Austrian pianist Artur Schnabel was the first pianist to record all of Ludwig van Beethoven's 32 piano sonatas. The recordings were made in Abbey Road Studios in London on a C. Bechstein grand piano from 1932 to 1935, seven years after electrical recording was invented. Originally recorded on 78 rpm phonograph records for the His Master's Voice (HMV) label, they have been reissued numerous times on LP and CD.

In 1932, HMV launched the Beethoven Society (sometimes referred to as the Beethoven Sonata Society) whose objective was to issue recordings of Schnabel's recordings of the sonatas to advance subscribers.
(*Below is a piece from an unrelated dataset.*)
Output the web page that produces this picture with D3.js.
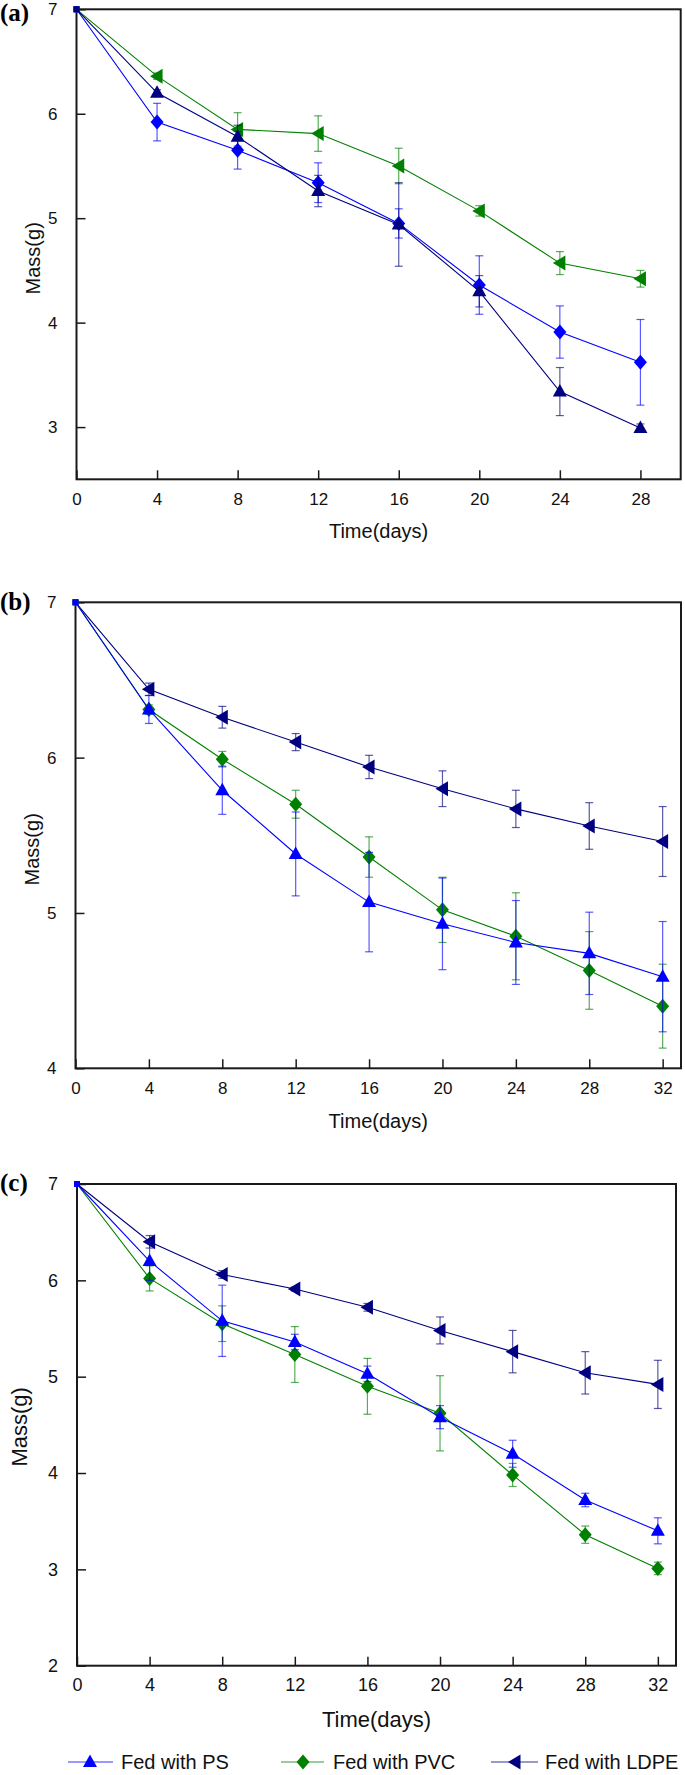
<!DOCTYPE html>
<html><head><meta charset="utf-8">
<script src="https://cdn.jsdelivr.net/npm/d3@7"></script>
<style>body{margin:0;background:#fff}svg{display:block}</style>
</head><body><svg id="chart" width="685" height="1775"></svg>
<script>
// ---------- DATA ----------
const daysA = [0,4,8,12,16,20,24,28];
const daysBC = [0,4,8,12,16,20,24,28,32];
const xTicksA = [0,4,8,12,16,20,24,28];
const xTicksBC = [0,4,8,12,16,20,24,28,32];
const yTicksA = [3,4,5,6,7];
const yTicksB = [4,5,6,7];
const yTicksC = [2,3,4,5,6,7];
const panelLabels = ["(a)","(b)","(c)"];
const xTitle = "Time(days)";
const yTitle = "Mass(g)";
const legendNames = ["Fed with PS","Fed with PVC","Fed with LDPE"];

// panel (a)
const aGreen    = [7,6.36,5.85,5.81,5.50,5.07,4.57,4.42];
const aGreenErr = [0,0.03,0.16,0.17,0.17,0.05,0.11,0.08];
const aBlue     = [7,5.92,5.65,5.34,4.95,4.36,3.91,3.62];
const aBlueErr  = [0,0.18,0.18,0.19,0.14,0.28,0.25,0.41];
const aNavy     = [7,6.20,5.78,5.26,4.94,4.30,3.34,2.99];
const aNavyErr  = [0,0.03,0.11,0.15,0.40,0.15,0.23,0.04];

// panel (b)
const bPS      = [7,6.31,5.79,5.38,5.07,4.93,4.81,4.74,4.59];
const bPSErr   = [0,0.09,0.155,0.27,0.32,0.295,0.27,0.265,0.355];
const bPVC     = [7,6.31,5.99,5.70,5.36,5.02,4.85,4.63,4.40];
const bPVCErr  = [0,0.03,0.05,0.09,0.13,0.21,0.28,0.25,0.27];
const bLDPE    = [7,6.44,6.26,6.10,5.94,5.80,5.67,5.56,5.46];
const bLDPEErr = [0,0.04,0.07,0.055,0.075,0.115,0.12,0.15,0.225];

// panel (c)
const cPS      = [7,6.20,5.58,5.36,5.03,4.58,4.20,3.72,3.40];
const cPSErr   = [0,0.2,0.37,0.08,0.08,0.12,0.14,0.07,0.135];
const cPVC     = [7,6.02,5.55,5.23,4.90,4.62,3.98,3.36,3.01];
const cPVCErr  = [0,0.13,0.185,0.29,0.29,0.39,0.12,0.09,0.065];
const cLDPE    = [7,6.40,6.06,5.91,5.72,5.48,5.26,5.04,4.92];
const cLDPEErr = [0,0.065,0.04,0.02,0.04,0.14,0.22,0.22,0.25];

// ---------- STYLE / LAYOUT ----------
const C_BLUE = "#0000ff", C_GREEN = "#008000", C_NAVY = "#000080";
const FONT = "'Liberation Sans', Arial, sans-serif";

const markerPaths = {
  triUp:   "M0,-7.5L7,5L-7,5Z",
  triLeft: "M-7,0L5.5,-7.5L5.5,7.5Z",
  diamond: "M0,-7.5L6.5,0L0,7.5L-6.5,0Z"
};

const panels = [
  {label: panelLabels[0], left: 76.5, right: 680.7, top: 9.3, bottom: 479.3,
   xDom: [0,30], yDom: [2.5,7], xTicks: xTicksA, yTicks: yTicksA, days: daysA,
   tickFont: 17, titleFont: 20, xTitleY: 533, yTitleX: 35, yTitleOff: 14, labelY: 15,
   series: [
     {v: aGreen, e: aGreenErr, c: C_GREEN, m: "triLeft"},
     {v: aBlue,  e: aBlueErr,  c: C_BLUE,  m: "diamond"},
     {v: aNavy,  e: aNavyErr,  c: C_NAVY,  m: "triUp"}
   ]},
  {label: panelLabels[1], left: 75.5, right: 681, top: 602.3, bottom: 1068.3,
   xDom: [0,33], yDom: [4,7], xTicks: xTicksBC, yTicks: yTicksB, days: daysBC,
   tickFont: 17, titleFont: 20, xTitleY: 1123, yTitleX: 34, yTitleOff: 14, labelY: 604,
   series: [
     {v: bLDPE, e: bLDPEErr, c: C_NAVY,  m: "triLeft"},
     {v: bPVC,  e: bPVCErr,  c: C_GREEN, m: "diamond"},
     {v: bPS,   e: bPSErr,   c: C_BLUE,  m: "triUp"}
   ]},
  {label: panelLabels[2], left: 77, right: 676, top: 1184, bottom: 1665.7,
   xDom: [0,33], yDom: [2,7], xTicks: xTicksBC, yTicks: yTicksC, days: daysBC,
   tickFont: 18, titleFont: 22, xTitleY: 1721, yTitleX: 21, yTitleOff: 2, labelY: 1185,
   series: [
     {v: cLDPE, e: cLDPEErr, c: C_NAVY,  m: "triLeft"},
     {v: cPVC,  e: cPVCErr,  c: C_GREEN, m: "diamond"},
     {v: cPS,   e: cPSErr,   c: C_BLUE,  m: "triUp"}
   ]}
];

const svg = d3.select("#chart");

panels.forEach(p => {
  const x = d3.scaleLinear().domain(p.xDom).range([p.left, p.right]);
  const y = d3.scaleLinear().domain(p.yDom).range([p.bottom, p.top]);
  const g = svg.append("g");

  // frame
  g.append("rect").attr("x", p.left).attr("y", p.top)
    .attr("width", p.right - p.left).attr("height", p.bottom - p.top)
    .attr("fill", "none").attr("stroke", "#1a1a1a").attr("stroke-width", 2);

  // x axis (ticks inward)
  const xAx = g.append("g").attr("transform", `translate(0,${p.bottom})`)
    .call(d3.axisBottom(x).tickValues(p.xTicks).tickFormat(d3.format("d"))
      .tickSizeInner(-9).tickSizeOuter(0).tickPadding(22));
  xAx.select(".domain").remove();
  xAx.selectAll(".tick line").attr("stroke", "#1a1a1a").attr("stroke-width", 1.5);
  xAx.selectAll(".tick text").attr("font-family", FONT).attr("font-size", p.tickFont)
    .attr("fill", "#111").attr("dy", "0.2em");

  // y axis (ticks inward)
  const yAx = g.append("g").attr("transform", `translate(${p.left},0)`)
    .call(d3.axisLeft(y).tickValues(p.yTicks).tickFormat(d3.format("d"))
      .tickSizeInner(-9).tickSizeOuter(0).tickPadding(19));
  yAx.select(".domain").remove();
  yAx.selectAll(".tick line").attr("stroke", "#1a1a1a").attr("stroke-width", 1.5);
  yAx.selectAll(".tick text").attr("font-family", FONT).attr("font-size", p.tickFont)
    .attr("fill", "#111");

  // titles
  g.append("text").attr("x", (p.left + p.right) / 2).attr("y", p.xTitleY)
    .attr("text-anchor", "middle").attr("dominant-baseline", "middle")
    .attr("font-family", FONT).attr("font-size", p.titleFont).attr("fill", "#111")
    .text(xTitle);
  const yc = (p.top + p.bottom) / 2 + p.yTitleOff;
  g.append("text").attr("transform", `translate(${p.yTitleX},${yc}) rotate(-90)`)
    .attr("text-anchor", "middle").attr("dominant-baseline", "middle")
    .attr("font-family", FONT).attr("font-size", p.titleFont).attr("fill", "#111")
    .text(yTitle);

  // panel label
  g.append("text").attr("x", 0).attr("y", p.labelY)
    .attr("dominant-baseline", "middle")
    .attr("font-family", "'Liberation Serif', 'Times New Roman', serif")
    .attr("font-weight", "bold").attr("font-size", 25).attr("fill", "#000")
    .text(p.label);

  // series
  p.series.forEach(s => {
    const pts = p.days.map((d, i) => ({d, v: s.v[i], e: s.e[i]}));
    // error bars
    const eg = g.append("g").attr("stroke", s.c).attr("stroke-opacity", 0.65).attr("stroke-width", 1.2);
    pts.filter(q => q.e > 0).forEach(q => {
      const cx = x(q.d), y1 = y(q.v + q.e), y2 = y(q.v - q.e);
      eg.append("line").attr("x1", cx).attr("x2", cx).attr("y1", y1).attr("y2", y2);
      eg.append("line").attr("x1", cx - 4).attr("x2", cx + 4).attr("y1", y1).attr("y2", y1);
      eg.append("line").attr("x1", cx - 4).attr("x2", cx + 4).attr("y1", y2).attr("y2", y2);
    });
    // line
    g.append("path").datum(pts)
      .attr("d", d3.line().x(q => x(q.d)).y(q => y(q.v)))
      .attr("fill", "none").attr("stroke", s.c).attr("stroke-width", 1.1);
    // markers
    g.selectAll(null).data(pts.slice(1)).enter().append("path")
      .attr("d", markerPaths[s.m])
      .attr("transform", q => `translate(${x(q.d)},${y(q.v)})`)
      .attr("fill", s.c);
    // first point small
    g.append("rect").attr("x", x(pts[0].d) - 3).attr("y", y(pts[0].v) - 3)
      .attr("width", 6).attr("height", 6).attr("fill", s.c);
  });
});

// ---------- LEGEND ----------
const legendItems = [
  {name: legendNames[0], c: C_BLUE,  m: "triUp",   x1: 68,  x2: 113, mx: 90,  tx: 121},
  {name: legendNames[1], c: C_GREEN, m: "diamond", x1: 281, x2: 324, mx: 303, tx: 333},
  {name: legendNames[2], c: C_NAVY,  m: "triLeft", x1: 491, x2: 538, mx: 515, tx: 545}
];
const ly = 1762;
const lg = svg.append("g");
legendItems.forEach(it => {
  lg.append("line").attr("x1", it.x1).attr("x2", it.x2).attr("y1", ly).attr("y2", ly)
    .attr("stroke", it.c).attr("stroke-width", 1.2).attr("stroke-opacity", 0.8);
  lg.append("path").attr("d", markerPaths[it.m])
    .attr("transform", `translate(${it.mx},${ly})`).attr("fill", it.c);
  lg.append("text").attr("x", it.tx).attr("y", ly + 7)
    .attr("font-family", FONT).attr("font-size", 20).attr("fill", "#111")
    .text(it.name);
});
</script></body></html>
Although Schnabel refused to make recordings for years, he agreed to take on the project. It began in January 1932, when the Sonata No. 31 in A major (Op. 110) was the first to be successfully recorded. The final recordings were made in November 1935, and the project culminated with Sonata No. 25 in G major (Op. 79). The Beethoven Society began distributing Schnabel's recordings in March 1932, issuing 12 volumes through 1937. Independently of the Beethoven Society series, Schnabel also recorded Sonata No. 30 in E major (Op. 109) and Sonata No. 32 in C minor (Op. 111) in 1942 for RCA Records, and the first movement of Sonata No. 14 in C minor (Op. 27 No. 2) in 1947, which was never issued on record.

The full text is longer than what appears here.